One bit of advice I give my career center orientation attendees is to get out of the house every day. I know that some of them are sitting behind their computers until their eyes ache and the computer is humming at them. I also know it’s not healthy to be alone with one’s despondency. Been there.
When I tell them, “Get out of the house,” some laugh and nod with approval, others look at me with interest, and others with amusement. This advice, I give them, is perhaps the most important message they’ll leave with.
Having been out of work for 10 months more than 14 years ago, I understand how it is important to leave the house to escape the computer, the kids, the television, the cleaning. All of it. You know the saying, “If I knew then what I know now…” So let me offer you some suggestions for getting out of the house.
1. Go where people are. If this means going to your local career center, a library, Penera Bread, Starbucks, a park; then do it. Being around people has a therapeutic effect. Hearing the voice of others provides you with the distractions you need in order to avoid the deep well of despondency. It can reduce the loneliness you may feel from being cooped up at home.
Talk to people, even if you don’t know them. But understand if they’re not amenable to a discussion. Keep it short if you sense they’re busy or focused on something else. When they keep their eyes on the computer screen, this is a hint that they’re not open to a dialog.
2. Go to the gym or take long walks. How you prefer to exercise and let off steam is up to you. I find walking to be a great way to clear my mind, as well as strategize about what I need to do. While I was out of work, I increased my walking regiment from 45 minutes a day to 90 minutes. I walked and walked and walked. Bonus: it’s free.
Keep your routine. You’re no longer waking to go to your former place of employment, but you will continue to rise at the same time to exercise. I always suggest to my career center customers that they increase their exercise or start exercising if they’re not already doing it. Develop a plan that is doable for you, whether it’s everyday, or every other day.
3. Coordinate a small networking meeting, better known as a meetup. This might include gathering with other professionals, such as project managers who have an interest or knowledge in Lean Six Sigma. Although the meetup is for educational purposes, it’s a great place to connect and share employment possibilities. Here is the link for Meet Up.com.
An alternative to a professional meetup could be gathering for various interests. Perhaps one of your interests is reading, and a group of locals meet to pontificate on science fiction or nonfiction. Use this opportunity to unwind and put the job search behind you for those two hours. You need a break from your search.
4. Attend networking events. For some people networking is a bit intimidating because they feel forced to talk to people they don’t know. Attend a few networking events to get the hang of it. If you need to stay back and listen at first, that’s fine. However, eventually you’ll get the hang of it and feel more comfortable.

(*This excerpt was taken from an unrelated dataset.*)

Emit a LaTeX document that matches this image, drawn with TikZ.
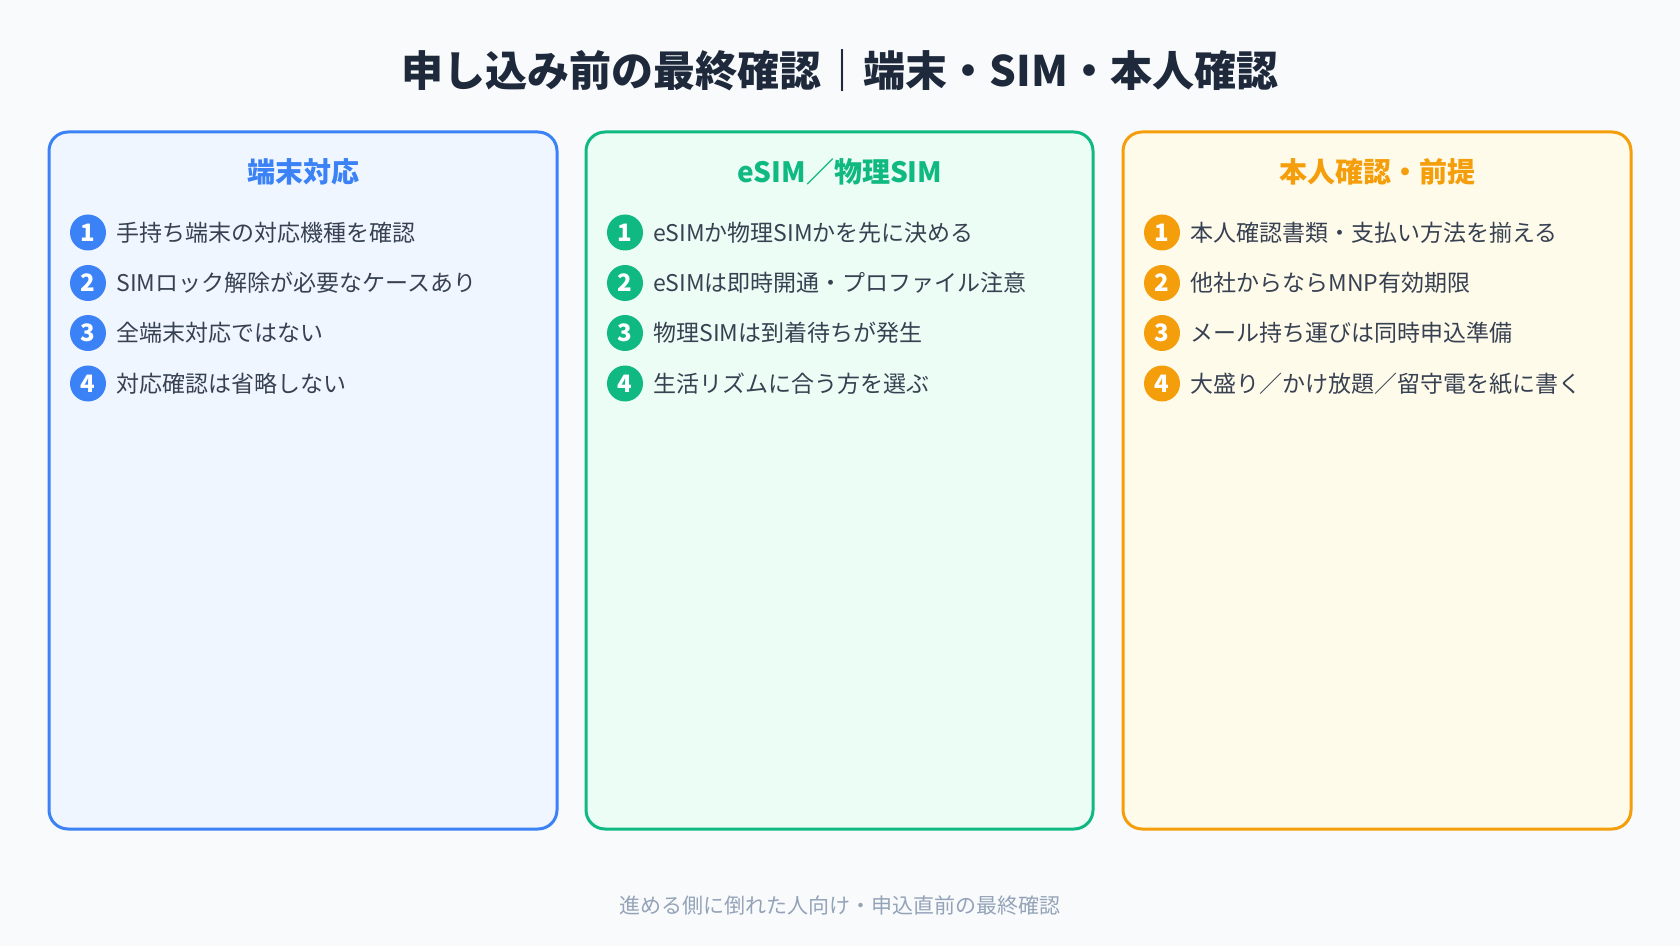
\documentclass[tikz,border=0pt]{standalone}
\usepackage{fontspec}
\setmainfont{Noto Sans CJK JP}
\definecolor{bgc}{HTML}{F8FAFC}
\definecolor{titlec}{HTML}{1E293B}
\definecolor{textc}{HTML}{374151}
\definecolor{footc}{HTML}{94A3B8}
\definecolor{blueA}{HTML}{3B82F6}
\definecolor{blueF}{HTML}{EFF6FF}
\definecolor{greenA}{HTML}{10B981}
\definecolor{greenF}{HTML}{ECFDF5}
\definecolor{orangeA}{HTML}{F59E0B}
\definecolor{orangeF}{HTML}{FFFBEB}
\tikzset{
  panel/.style={draw=#1, line width=1.5pt, rounded corners=9.5pt},
  head/.style={text=#1, font=\fontsize{14}{16}\selectfont\bfseries},
  num/.style={circle, fill=#1, minimum size=18pt, inner sep=0pt, text=white, font=\fontsize{12}{12}\selectfont\bfseries},
  item/.style={anchor=west, text=textc, font=\fontsize{11.5}{13}\selectfont, inner sep=0pt}
}
\begin{document}
\begin{tikzpicture}[x=0.5pt, y=-0.5pt]
\fill[bgc] (0,0) rectangle (1680,946);
\useasboundingbox (0,0) rectangle (1680,946);

\node[text=titlec, font=\fontsize{21}{24}\selectfont\bfseries] (title) at (840,71) {申し込み前の最終確認｜端末・SIM・本人確認};

% panels
\fill[blueF, rounded corners=9.5pt] (49,132) rectangle (557,829);
\draw[panel=blueA] (49,132) rectangle (557,829);
\fill[greenF, rounded corners=9.5pt] (586,132) rectangle (1093,829);
\draw[panel=greenA] (586,132) rectangle (1093,829);
\fill[orangeF, rounded corners=9.5pt] (1123,132) rectangle (1631,829);
\draw[panel=orangeA] (1123,132) rectangle (1631,829);

\node[head=blueA] (headA) at (303,172) {端末対応};
\node[head=greenA] (headB) at (840,172) {eSIM／物理SIM};
\node[head=orangeA] (headC) at (1377,172) {本人確認・前提};

% items
\foreach \n/\y/\t in {1/232.5/手持ち端末の対応機種を確認, 2/283/SIMロック解除が必要なケースあり, 3/333/全端末対応ではない, 4/383.5/対応確認は省略しない}{
  \node[num=blueA] (numA\n) at (88,\y) {\n};
  \node[item] (itemA\n) at (116,\y) {\t};
}
\foreach \n/\y/\t in {1/232.5/eSIMか物理SIMかを先に決める, 2/283/eSIMは即時開通・プロファイル注意, 3/333/物理SIMは到着待ちが発生, 4/383.5/生活リズムに合う方を選ぶ}{
  \node[num=greenA] (numB\n) at (625,\y) {\n};
  \node[item] (itemB\n) at (653,\y) {\t};
}
\foreach \n/\y/\t in {1/232.5/本人確認書類・支払い方法を揃える, 2/283/他社からならMNP有効期限, 3/333/メール持ち運びは同時申込準備, 4/383.5/大盛り／かけ放題／留守電を紙に書く}{
  \node[num=orangeA] (numC\n) at (1162,\y) {\n};
  \node[item] (itemC\n) at (1190,\y) {\t};
}

\node[text=footc, font=\fontsize{10.5}{12}\selectfont] (foot) at (840,906) {進める側に倒れた人向け・申込直前の最終確認};
\end{tikzpicture}
\end{document}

Determine some goals before you go to the networking groups. You may decide you only want to talk with a few people at each event. Perhaps you plan to meet someone you know or, better yet, you travel together to an event. Some groups specialize in particular industries, such as IT, medical, finance, legal, etc., so you may want to focus on one where you’ll be with people of the same interests.
5. Volunteer at an organization that needs your talents. You’ve probably heard a great deal about how volunteering is great for your job search. And you probably think, why should I offer my services for free? I get your concern. Who wants to work without getting paid?
Think about it logically. By volunteering you’ll enhance the skills you possess, as well as possibly learning new skills. You’ll not only increase your skill set; you’ll also put yourself in a place to gather labor market information and network. Keep in mind that some say by 27% by volunteering.
6. Ask for networking meetings. I don’t call these informational interviews for a reason. When you ask someone for an informational interview, their reaction won’t be as positive as if you were to ask her for some advice. Tell her you’re interested in gathering some information about a new career or one in her type of company, not her company.
You’re the one asking the questions, so make them intelligent questions. The goal is to impress the person with whom you’re speaking so if there’s a position developing at the company, she might suggest your name to the hiring manager. At the very least, try to leave with other people with whom you can speak.
As simple as it sounds, getting out of your house can greatly help your job search. It helps your fragile state of mind to get away from your computer or, worse yet, the television; and increases your networking opportunities. My strong suggestion is to dress business casual when your out and about, as well as present a positive attitude. You never know when you’ll meet a potential employer.
Also keep in mind that your job search is important and that others’ needs will have to take a backseat to your activities. In other words, be selfish. You can’t watch the kids or grandchildren when you have a workshop or networking event to attend. You have to meet with a networking colleague for coffee, no questions asked. In other words, BE SELFISH.